The new partnership between Ordnance Survey and Newcastle City Council will demonstrate how 3D city models can provide valuable information to enable effective solar power generation.
Both organisations are members of a European project consortium called i-SCOPE (Interoperable Smart City Services through an Open Platform for urban Ecosystems), which will run for three years and will involve 11 cities across Europe.
Newcastle was a logical city to be selected for i-SCOPE, because of its experiences in a number of projects already undertaken, including solar analysis, 3D modelling and thermal heat loss tracking. The city has also made good progress in becoming a ‘hub’ for the low carbon economy, with plans at an advanced stage in preparing the city to become a ‘Green Deal’ provider. High profile European projects such as i-SCOPE offer extra support to the city’s carbon economy work, providing residents and businesses with new innovative choices, helping them deliver, and meet, their own sustainability projects and objectives.
Under the i-SCOPE project, Ordnance Survey will be supporting Newcastle through expert technical support and advice on all mapping-related issues to develop 3D urban models of Newcastle. Across the other 10 European cities the 3D models will be used for noise mapping and personal routing in addition to solar power generation. Ordnance Survey will also play a leading role across the project on 3D data standards, and specifically in extending the CityGML standard.
Peter ter Haar, Ordnance Survey Director of Products, comments: “The i-SCOPE project will provide Ordnance Survey with an opportunity to test and validate the value of 3D city models in a practical way. We anticipate a rich future for 3D data and this is an excellent collaborative vehicle for sharing expertise across a European consortium.
“I am confident that by working in partnership with Newcastle City Council we can demonstrate the true potential that 3D city models can play in creating sustainable urban areas. 3D mapping will enable town and city planning departments, and solar panel installation companies, with a true ‘real world’ view of rooftops and building heights. From this high quality data, users can analyse the pitch and angle of roofs, look at neighbouring building heights and determine where shadows will fall. The 3D city models will ultimately allow effective positioning of solar panels.

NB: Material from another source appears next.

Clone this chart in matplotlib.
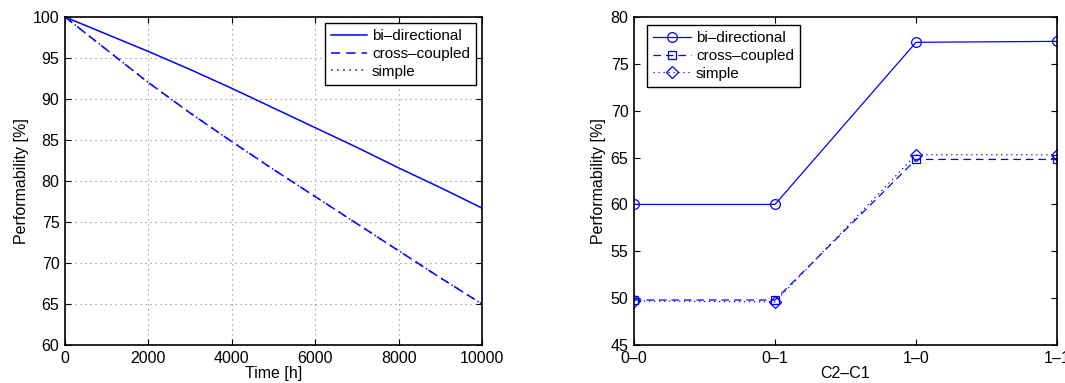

“In addition to solar panel analysis, 3D mapping can play an important role in underpinning other critical functions, including flood prevention and town planning. Other potential users could include the emergency services. Imagine the emergency services being able to accurately visualise the scene of an incident before arriving. They would have foreknowledge of points of access, be able to see any obstructions and know the size and shape of any buildings involved. This technology could have a genuine impact on people's lives.”